The Happy Hooligan: An afternoon watching J-League football

A skinhead in a green bomber jacket, rolled- up jeans and red Doc Martens rushed towards me. “Hi, we’re upstairs, let’s go” he said. His name was Yamada, and he was my hooligan friend for the afternoon.

Yamada - the happy hooligan.

I first met Yamada when he was working at a kushikatsu (deep fried meat and vegetable) bar near my home in west Tokyo. He served me a deep fried tomato and we began talking. He loved English football, blasting out for my benefit Coventry and Millwall terrace chants on his iPod.

Now, he had invited me to come and support his team Yokogawa Musashino, a local amateur team in the 3rd tier of Japanese football. I sat with Yamada amongst his friends, a group of about 50 hardcore Musashino supporters. They were like family, he even called the pissed woman next to him O-nesan, big sister. Immediately offering me takoyaki (fried octopus balls) and a can of beer, Yamada made me feel very welcome.

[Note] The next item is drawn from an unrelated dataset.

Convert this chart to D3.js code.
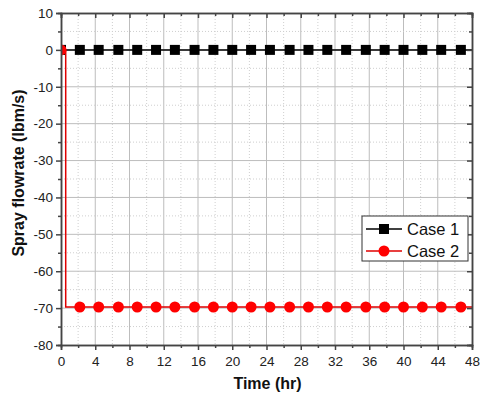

The football was pretty to watch. Far too pretty for someone raised watching lower division football in England. The lack of aimless lumps forward, bone-breaking challenges and woeful ball control was disappointing. There wasn’t enough incompetence for my liking. The opposition were granted respect rather than ridicule. Their chubby right-back was certainly fat enough to merit a taunt of ‘Who ate all the takoyakis?’, but his considerable gut escaped comment. The pony-tailed opposition striker never got a round of ‘Where’s your caravan?’.

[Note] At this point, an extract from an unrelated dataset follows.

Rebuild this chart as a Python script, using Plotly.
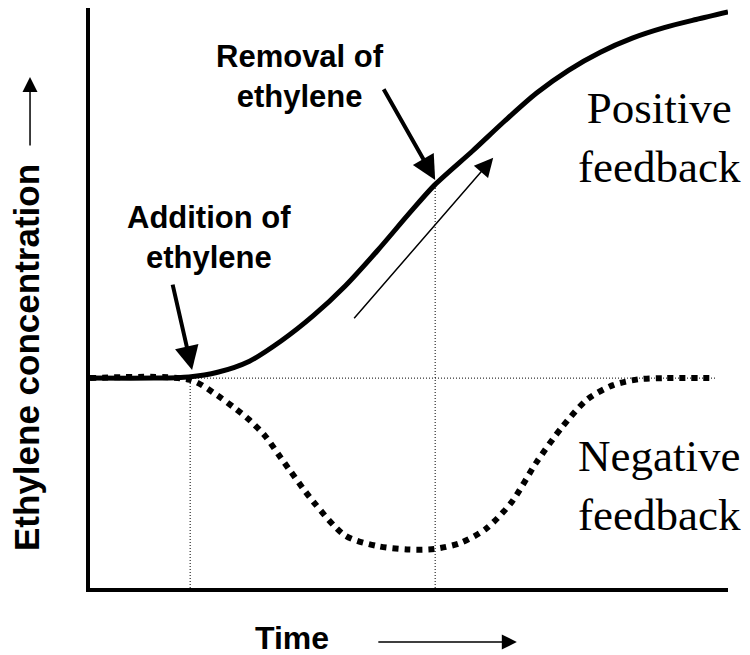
import plotly.graph_objects as go

# ---- data (arbitrary units: time 0-10, concentration 0-10) ----
time_pos = [0, 1.0, 1.55, 2.0, 2.5, 3.0, 3.5, 4.0, 4.5, 5.0, 5.4, 6.0, 6.5, 7.0, 7.5, 8.0, 8.5, 9.0, 9.5, 10.0]
conc_pos = [3.6, 3.6, 3.62, 3.7, 3.89, 4.24, 4.67, 5.18, 5.78, 6.42, 6.91, 7.5, 8.01, 8.49, 8.88, 9.19, 9.43, 9.61, 9.75, 9.88]

time_neg = [0, 1.57, 2.0, 2.25, 2.5, 2.75, 3.0, 3.5, 4.0, 4.5, 5.0, 5.4, 5.8, 6.2, 6.6, 7.0, 7.4, 7.8, 8.2, 8.6, 9.0, 9.8]
conc_neg = [3.6, 3.57, 3.30, 3.10, 2.88, 2.60, 2.22, 1.48, 0.90, 0.72, 0.66, 0.67, 0.77, 1.01, 1.46, 2.16, 2.76, 3.24, 3.48, 3.58, 3.6, 3.6]

baseline = 3.6
t_add = 1.57
t_remove = 5.41
conc_at_remove = 6.92
t_end_ref = 9.8

SANS = "Liberation Sans, Arial, sans-serif"
SERIF = "Liberation Serif, Times New Roman, serif"

fig = go.Figure()

# reference dotted guide lines
guide = dict(color="black", width=1, dash="1px,2px")
fig.add_trace(go.Scatter(x=[0, t_end_ref], y=[baseline, baseline], mode="lines", line=guide, hoverinfo="skip"))
fig.add_trace(go.Scatter(x=[t_add, t_add], y=[0, baseline], mode="lines", line=guide, hoverinfo="skip"))
fig.add_trace(go.Scatter(x=[t_remove, t_remove], y=[0, conc_at_remove], mode="lines", line=guide, hoverinfo="skip"))

# negative feedback (dotted)
fig.add_trace(go.Scatter(x=time_neg, y=conc_neg, mode="lines",
                         line=dict(color="black", width=6, dash="6px,6px", shape="spline", smoothing=0.8),
                         name="Negative feedback"))
# positive feedback (solid)
fig.add_trace(go.Scatter(x=time_pos, y=conc_pos, mode="lines",
                         line=dict(color="black", width=5, shape="spline", smoothing=0.8),
                         name="Positive feedback"))

annotations = [
    # text labels
    dict(x=3.29, y=8.78, xref="x", yref="y", text="Removal of<br>ethylene", showarrow=False,
         font=dict(family=SANS, size=31, color="black", weight="bold"), xanchor="center", yanchor="middle"),
    dict(x=1.87, y=6.02, xref="x", yref="y", text="Addition of<br>ethylene", showarrow=False,
         font=dict(family=SANS, size=31, color="black", weight="bold"), xanchor="center", yanchor="middle"),
    dict(x=8.93, y=7.72, xref="x", yref="y", text="Positive<br>feedback", showarrow=False,
         font=dict(family=SERIF, size=45, color="black"), xanchor="center", yanchor="middle"),
    dict(x=8.92, y=1.75, xref="x", yref="y", text="Negative<br>feedback", showarrow=False,
         font=dict(family=SERIF, size=45, color="black"), xanchor="center", yanchor="middle"),
    # thick arrows
    dict(x=5.41, y=7.0, ax=4.59, ay=8.58, xref="x", yref="y", axref="x", ayref="y", text="",
         showarrow=True, arrowhead=2, arrowsize=1.2, arrowwidth=4, arrowcolor="black", standoff=0),
    dict(x=1.60, y=3.74, ax=1.29, ay=5.23, xref="x", yref="y", axref="x", ayref="y", text="",
         showarrow=True, arrowhead=2, arrowsize=1.2, arrowwidth=4, arrowcolor="black", standoff=0),
    # thin arrow
    dict(x=6.32, y=7.38, ax=4.12, ay=4.60, xref="x", yref="y", axref="x", ayref="y", text="",
         showarrow=True, arrowhead=2, arrowsize=2.5, arrowwidth=1.5, arrowcolor="black", standoff=0),
    # axis titles
    dict(x=-0.0987, y=0.3966, xref="paper", yref="paper", text="Ethylene concentration", textangle=-90,
         showarrow=False, font=dict(family=SANS, size=35, color="black", weight="bold"),
         xanchor="center", yanchor="middle"),
    dict(x=0.3166, y=-0.0862, xref="paper", yref="paper", text="Time", showarrow=False,
         font=dict(family=SANS, size=32, color="black", weight="bold"), xanchor="center", yanchor="middle"),
    # axis direction arrows
    dict(x=-0.094, y=0.881, xref="paper", yref="paper", ax=0, ay=70, text="", showarrow=True,
         arrowhead=2, arrowsize=2, arrowwidth=1.5, arrowcolor="black", standoff=0),
    dict(x=0.669, y=-0.0931, xref="paper", yref="paper", ax=-140, ay=0, text="", showarrow=True,
         arrowhead=2, arrowsize=2, arrowwidth=1.5, arrowcolor="black", standoff=0),
]

fig.update_layout(
    width=742, height=647,
    margin=dict(l=82, r=22, t=0, b=67),
    paper_bgcolor="white", plot_bgcolor="white",
    showlegend=False,
    annotations=annotations,
    xaxis=dict(range=[0, 10], showgrid=False, zeroline=False, showticklabels=False, ticks="",
               showline=True, linecolor="black", linewidth=4),
    yaxis=dict(range=[0, 9.948], showgrid=False, zeroline=False, showticklabels=False, ticks="",
               showline=True, linecolor="black", linewidth=4),
)

fig.write_html("out.html")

Instead of abuse, some fans tried coaching. A drunk and deluded supporter sat to my left kept screaming at Musashino’s defenders to mark their men when the opposition had a corner. As if the defenders might suddenly ignore their years of intense instruction from professional coaches and start taking advice from a pissed bloke sitting 100 yards away.

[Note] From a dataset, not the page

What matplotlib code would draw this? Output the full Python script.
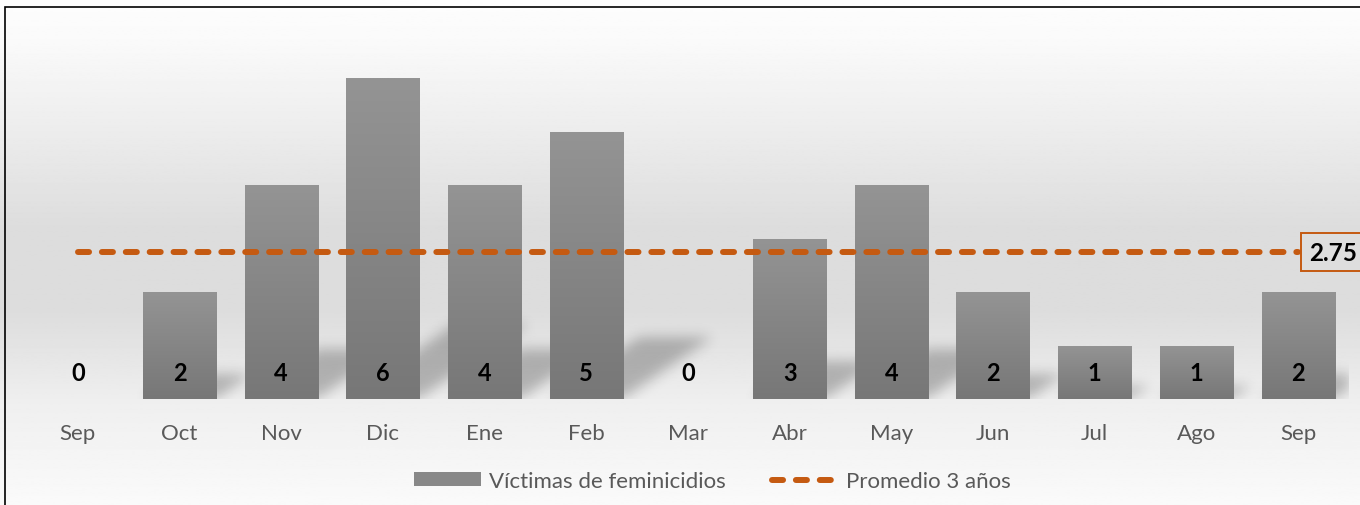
import numpy as np
import matplotlib
matplotlib.use("Agg")
import matplotlib.pyplot as plt
from matplotlib.patches import Rectangle, Patch
from matplotlib.lines import Line2D
from matplotlib.path import Path
from matplotlib.colors import LinearSegmentedColormap

plt.rcParams['font.family'] = ['Lato', 'DejaVu Sans']

months = ["Sep", "Oct", "Nov", "Dic", "Ene", "Feb", "Mar", "Abr", "May", "Jun", "Jul", "Ago", "Sep"]
victims = [0, 2, 4, 6, 4, 5, 0, 3, 4, 2, 1, 1, 2]
average = 2.75
bar_label = "Víctimas de feminicidios"
avg_label = "Promedio 3 años"

ORANGE = "#C55A11"
TICK = "#595959"
BARW = 0.72

W, H = 1360, 506
fig = plt.figure(figsize=(W / 100, H / 100), dpi=100)

# background gradient over the whole figure
bg_ax = fig.add_axes([0, 0, 1, 1], zorder=-10)
bg_ax.set_axis_off()
yy = np.linspace(0, 1, 400)  # 0 = top
stops_y = [0.0, 0.08, 0.25, 0.45, 0.62, 0.80, 1.0]
stops_v = [253, 250, 237, 221, 221, 239, 250]
vals = np.interp(yy, stops_y, stops_v) / 255.0
img = np.repeat(vals[:, None], 2, axis=1)
bg_ax.imshow(img, cmap="gray", vmin=0, vmax=1, aspect="auto", extent=[0, 1, 0, 1])
bg_ax.set_xlim(0, 1)
bg_ax.set_ylim(0, 1)

# frame
fig.patches.append(Rectangle((5 / W, -0.05), 1.2, (H - 8) / H + 0.05, transform=fig.transFigure,
                             fill=False, edgecolor="black", linewidth=1.2, zorder=5))

ax = fig.add_axes([27 / W, (H - 400) / H, 1322 / W, 374 / H])
ax.patch.set_alpha(0)
x = np.arange(len(months))
XMIN, XMAX, YMAX = -0.5, len(months) - 0.5, 7

# soft perspective shadows behind bars
nx, ny = 1322, 374
gx = np.linspace(XMIN, XMAX, nx)
gy = np.linspace(0, YMAX, ny)
GX, GY = np.meshgrid(gx, gy)
pts = np.column_stack([GX.ravel(), GY.ravel()])
mask = np.zeros(GX.size, dtype=float)
for xi, v in zip(x, victims):
    if v <= 0:
        continue
    l, r = xi - BARW / 2, xi + BARW / 2
    dx, rise = 0.177 * v, 0.232 * v
    poly = Path([(l, 0), (r, 0), (r + dx, rise), (l + dx, rise), (l, 0)])
    mask = np.maximum(mask, poly.contains_points(pts).astype(float))
mask = mask.reshape(ny, nx)
k = np.exp(-0.5 * (np.arange(-20, 21) / 6.5) ** 2)
k /= k.sum()
mask = np.apply_along_axis(lambda m: np.convolve(m, k, mode="same"), 1, mask)
mask = np.apply_along_axis(lambda m: np.convolve(m, k, mode="same"), 0, mask)
shadow = np.zeros((ny, nx, 4))
shadow[..., 3] = mask * 0.25
ax.imshow(shadow, origin="lower", aspect="auto", extent=[XMIN, XMAX, 0, YMAX], zorder=1,
          interpolation="bilinear")

bars = ax.bar(x, victims, width=BARW, color="#888888", zorder=2)
grad = LinearSegmentedColormap.from_list("g", ["#777777", "#949494"])
gimg = np.linspace(0, 1, 256)[:, None]
for b in bars:
    h = b.get_height()
    if h <= 0:
        continue
    b.set_facecolor("none")
    im = ax.imshow(gimg, cmap=grad, origin="lower", aspect="auto",
                   extent=[b.get_x(), b.get_x() + b.get_width(), 0, h], zorder=2)
    im.set_clip_path(b)

for xi, v in zip(x, victims):
    ax.text(xi, 0.5, str(v), ha="center", va="center", fontsize=17, fontweight="bold",
            color="black", zorder=4)

avg_line, = ax.plot(x, [average] * len(x), color=ORANGE, linewidth=4.3,
                    dashes=(1.85, 2.15), dash_capstyle="round", zorder=3)
ax.annotate(f"{average:.2f}", xy=(x[-1], average), xytext=(8, 0), textcoords="offset points",
            ha="left", va="center", fontsize=17.5, fontweight="bold", color="black",
            bbox=dict(boxstyle="square,pad=0.32", facecolor="#dedede", edgecolor=ORANGE, linewidth=1.4),
            annotation_clip=False, zorder=5)

ax.set_xlim(XMIN, XMAX)
ax.set_ylim(0, YMAX)
ax.set_xticks(x)
ax.set_xticklabels(months, fontsize=16, color=TICK)
ax.tick_params(axis="x", length=0, pad=17)
ax.set_yticks([])
for s in ax.spines.values():
    s.set_visible(False)

handles = [Patch(facecolor="#888888", edgecolor="none"),
           Line2D([0], [0], color=ORANGE, linewidth=4.3, dashes=(1.85, 2.15), dash_capstyle="round")]
fig.legend(handles, [bar_label, avg_label], loc="center", bbox_to_anchor=(0.524, (H - 482) / H),
           ncol=2, frameon=False, fontsize=16, labelcolor=TICK, handlelength=3.0, handleheight=0.6,
           columnspacing=2.1, handletextpad=0.35)

fig.savefig("out.png", dpi=100)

Apart from a slight ringing in my left ear, I felt no pain during my afternoon with the Musashino hardcore. Yamada’s shaved head, beer can and Doc Martens give him the look of a potential trouble-maker. But, there is no rage there. He’s a hooligan in dress not in heart. His most aggressive act of the afternoon was to persuade me to have a second takoyaki ball. And because he was no nice, and because I like takoyaki, I hope he will invite me again.